LOL, I would get the gotchas that had the skirt and the single hook in the back and cut the treble hook off the belly. The double treble hook ones are dangerous. I have seen so many people grab the spanish behind the head while trying to get the treble unhooked and the spanish wiggle and the trebles sink the guys in the hand. Horrible.


----------



## Wastin Away (Oct 2, 2007)

Caught this one on a gold spoon. Had 2 gotchas cut off


----------



## yukondog (Feb 12, 2013)

Boat-Dude said:


> I have seen so many people grab the spanish behind the head while trying to get the treble unhooked and the spanish wiggle and the trebles sink the guys in the hand. Horrible.


Yep done it, mine was a ladyfish, two in one finger and one in the thumb.


----------



## kingfish501 (Oct 7, 2007)

Boat-Dude said:


> LOL, I would get the gotchas that had the skirt and the single hook in the back and cut the treble hook off the belly. The double treble hook ones are dangerous. I have seen so many people grab the spanish behind the head while trying to get the treble unhooked and the spanish wiggle and the trebles sink the guys in the hand. Horrible.


That is why I use hex head jigs. Darts like a gotcha but is a single hook jig.


----------



## Boat-Dude (Sep 24, 2011)




----------



## Ronb (Jul 22, 2019)

Boat-Dude said:


> LOL, I would get the gotchas that had the skirt and the single hook in the back and cut the treble hook off the belly. The double treble hook ones are dangerous. I have seen so many people grab the spanish behind the head while trying to get the treble unhooked and the spanish wiggle and the trebles sink the guys in the hand. Horrible.

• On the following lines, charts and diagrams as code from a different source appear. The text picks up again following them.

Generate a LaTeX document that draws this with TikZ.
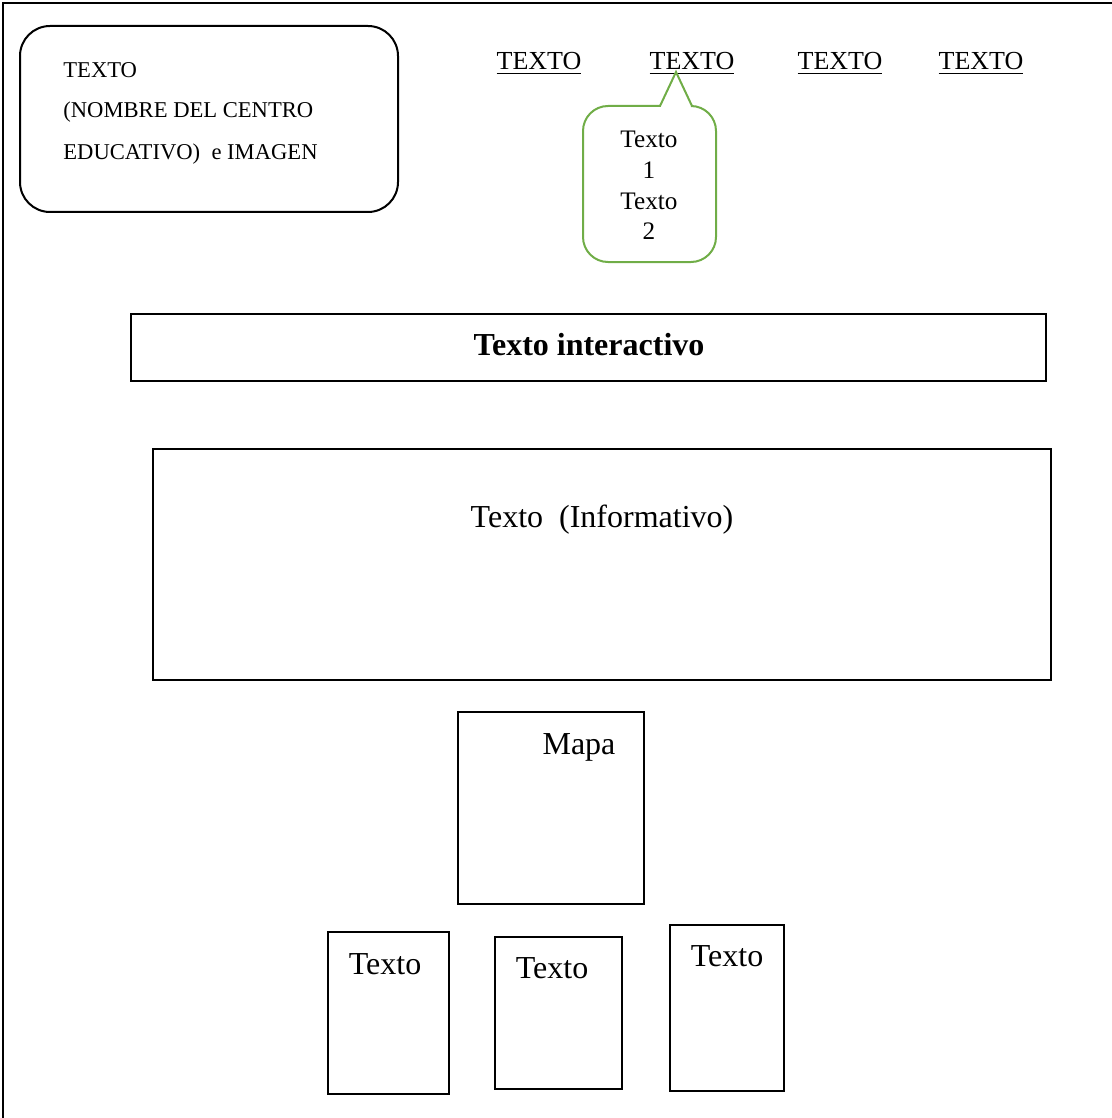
\documentclass[tikz,border=0pt]{standalone}
\usepackage{fontspec}
\setmainfont{Liberation Serif}
\usepackage{tikz}

\definecolor{vert}{RGB}{112,173,71}

\tikzset{
  cadre/.style={rectangle,draw,line width=0.6pt,inner sep=0pt},
  lien/.style={anchor=base,inner sep=0pt,font=\fontsize{13}{15}\selectfont},
  texte/.style={anchor=base,inner sep=0pt,font=\fontsize{16}{19}\selectfont}
}

\begin{document}
\begin{tikzpicture}[x=0.5pt,y=-0.5pt]
\useasboundingbox (0,0) rectangle (1112,1118);
% page
\draw[line width=1pt] (3,1118) -- (3,3) -- (1112,3);

% en-tete
\node[rectangle,rounded corners=15pt,draw,line width=1pt,inner sep=0pt,
minimum width=189pt,minimum height=93pt] (logo) at (209,119) {};
\node[anchor=base west,inner sep=0pt,font=\fontsize{11.3}{13}\selectfont] (logo1) at (63,78) {TEXTO};
\node[anchor=base west,inner sep=0pt,font=\fontsize{11.3}{13}\selectfont] (logo2) at (63,118) {(NOMBRE DEL CENTRO};
\node[anchor=base west,inner sep=0pt,font=\fontsize{11.3}{13}\selectfont] (logo3) at (63,160) {EDUCATIVO)\ \ e IMAGEN};

\node[lien] (menu1) at (539,70) {\underline{TEXTO}};
\node[lien] (menu2) at (692,70) {\underline{TEXTO}};
\node[lien] (menu3) at (840,70) {\underline{TEXTO}};
\node[lien] (menu4) at (981,70) {\underline{TEXTO}};

% bulle
\draw[vert,line width=1pt] (676,72) -- (692,106) [rounded corners=12.5pt]
  -- (716,106) -- (716,262) -- (583,262) -- (583,106) [sharp corners]
  -- (660,106) -- cycle;
\node[anchor=north,inner sep=0pt,align=center,font=\fontsize{12.6}{15.3}\selectfont]
  (bulle) at (649,131) {Texto\\1\\Texto\\2};

% corps
\node[cadre,minimum width=457.5pt,minimum height=33.5pt] (bandeau) at (588.5,347.5) {};
\node[texte,font=\fontsize{16}{19}\selectfont\bfseries] (interactif) at (589,355) {Texto interactivo};

\node[cadre,minimum width=449pt,minimum height=115.5pt] (info) at (602,564.5) {};
\node[texte] (infotxt) at (602,527) {Texto~~(Informativo)};

\node[cadre,minimum width=93pt,minimum height=96pt] (mapa) at (551,808) {};
\node[texte] (mapatxt) at (579,754) {Mapa};

\node[cadre,minimum width=60.5pt,minimum height=81pt] (bloc1) at (388.5,1013) {};
\node[texte] (bloc1txt) at (385,974) {Texto};
\node[cadre,minimum width=63.5pt,minimum height=76pt] (bloc2) at (558.5,1013) {};
\node[texte] (bloc2txt) at (552,978) {Texto};
\node[cadre,minimum width=57pt,minimum height=83pt] (bloc3) at (727,1008) {};
\node[texte] (bloc3txt) at (727,966) {Texto};
\end{tikzpicture}
\end{document}
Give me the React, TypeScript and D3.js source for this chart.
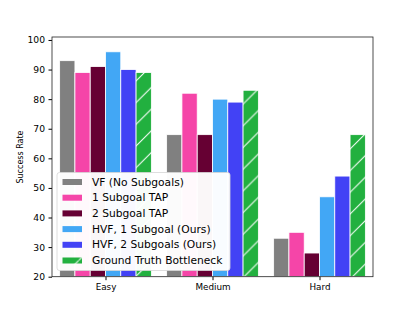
import React, { useEffect, useRef } from 'react';
import * as d3 from 'd3';

const categories = ['Easy', 'Medium', 'Hard'];
const seriesNames = [
  'VF (No Subgoals)',
  '1 Subgoal TAP',
  '2 Subgoal TAP',
  'HVF, 1 Subgoal (Ours)',
  'HVF, 2 Subgoals (Ours)',
  'Ground Truth Bottleneck',
];
const vf = [93, 68, 33];
const tap1 = [89, 82, 35];
const tap2 = [91, 68, 28];
const hvf1 = [96, 80, 47];
const hvf2 = [90, 79, 54];
const groundTruth = [89, 83, 68];
const yTicks = [20, 30, 40, 50, 60, 70, 80, 90, 100];

const colors = ['#808080', '#f545a8', '#660033', '#42a7f5', '#4242f5', '#22b03f'];

export default function App() {
  const ref = useRef<SVGSVGElement>(null);

  useEffect(() => {
    const svg = d3.select(ref.current);
    svg.selectAll('*').remove();

    const series = [vf, tap1, tap2, hvf1, hvf2, groundTruth];
    const left = 52, right = 373, top = 37, bottom = 276.7;
    const font = 'DejaVu Sans, sans-serif';

    const x = d3.scaleLinear().domain([-0.5, 2.5]).range([left, right]);
    const y = d3.scaleLinear().domain([20, 101]).range([bottom, top]);
    const barW = 1 / 7;

    // hatch for the ground truth bars
    const hs = 21.7;
    const pat = svg
      .append('defs')
      .append('pattern')
      .attr('id', 'hatch')
      .attr('patternUnits', 'userSpaceOnUse')
      .attr('width', hs)
      .attr('height', hs);
    pat.append('rect').attr('width', hs).attr('height', hs).attr('fill', colors[5]);
    pat
      .append('path')
      .attr('d', `M-2,${hs + 2} L${hs + 2},-2`)
      .attr('stroke', 'white')
      .attr('stroke-width', 1);

    series.forEach((vals, s) => {
      svg
        .append('g')
        .selectAll('rect')
        .data(vals)
        .enter()
        .append('rect')
        .attr('x', (d, i) => x(i + (s - 2.5) * barW - barW / 2))
        .attr('width', x(barW) - x(0))
        .attr('y', d => y(d))
        .attr('height', d => bottom - y(d))
        .attr('fill', s === 5 ? 'url(#hatch)' : colors[s])
        .attr('stroke', 'white')
        .attr('stroke-width', 0.8);
    });

    // axes
    const yAxis = d3.axisLeft(y).tickValues(yTicks).tickSize(3.5).tickPadding(3.5);
    const gy = svg.append('g').attr('transform', `translate(${left},0)`).call(yAxis);
    gy.select('.domain').remove();
    gy.selectAll('text').attr('font-family', font).attr('font-size', 9.2).attr('fill', '#000');

    const xAxis = d3
      .axisBottom(x)
      .tickValues([0, 1, 2])
      .tickFormat(d => categories[d as number])
      .tickSize(3.5)
      .tickPadding(3.5);
    const gx = svg.append('g').attr('transform', `translate(0,${bottom})`).call(xAxis);
    gx.select('.domain').remove();
    gx.selectAll('text').attr('font-family', font).attr('font-size', 8.8).attr('fill', '#000');

    svg
      .append('rect')
      .attr('x', left)
      .attr('y', top)
      .attr('width', right - left)
      .attr('height', bottom - top)
      .attr('fill', 'none')
      .attr('stroke', '#222')
      .attr('stroke-width', 0.8);

    svg
      .append('text')
      .attr('transform', `translate(20,157) rotate(-90)`)
      .attr('text-anchor', 'middle')
      .attr('dominant-baseline', 'central')
      .attr('font-family', font)
      .attr('font-size', 8)
      .text('Success Rate');

    // legend
    const lg = svg.append('g').attr('transform', 'translate(57,172.5)');
    lg.append('rect')
      .attr('width', 173)
      .attr('height', 98)
      .attr('rx', 2.5)
      .attr('fill', 'white')
      .attr('fill-opacity', 0.97)
      .attr('stroke', '#d6d6d6')
      .attr('stroke-width', 0.8);
    seriesNames.forEach((name, i) => {
      const row = lg.append('g').attr('transform', `translate(0,${9.5 + i * 15.7})`);
      row
        .append('rect')
        .attr('x', 5.5)
        .attr('y', -3)
        .attr('width', 19.5)
        .attr('height', 6)
        .attr('fill', i === 5 ? 'url(#hatch)' : colors[i]);
      row
        .append('text')
        .attr('x', 35)
        .attr('y', 0)
        .attr('dominant-baseline', 'central')
        .attr('font-family', font)
        .attr('font-size', 10.7)
        .text(name);
    });
  }, []);

  return (
    <svg
      ref={ref}
      width={415}
      height={311}
      style={{ display: 'block', position: 'absolute', left: 0, top: 0 }}
    />
  );
}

Why? .. don't know but a hooker from Spain came to mind reading this.


----------



## Yo-Zuri (May 31, 2015)

When the Spanish are feeding you could catch them with a piece of tin foil. None of those small variations in lures (colors, skirts, etc.) is going to matter.


----------



## real native (Aug 25, 2021)

Yo-Zuri said:


> When the Spanish are feeding you could catch them with a piece of tin foil. None of those small variations in lures (colors, skirts, etc.) is going to matter.


100%


----------



## kingfish501 (Oct 7, 2007)

Yo-Zuri said:


> When the Spanish are feeding you could catch them with a piece of tin foil. None of those small variations in lures (colors, skirts, etc.) is going to matter.


Actually, Spanish can get very picky. I was fly-fishing for them on the big bar outside the east side of the pass. They were feeding on brown rain minnows. I threw green Deceivers and Clousers, mylar tube minnows...never got a hit until I took out some Brown Roaches from my tarpon bag. Got hit on those Roaches until they were bare hooks, then switched back to green Deceivers....and never got another hit.


----------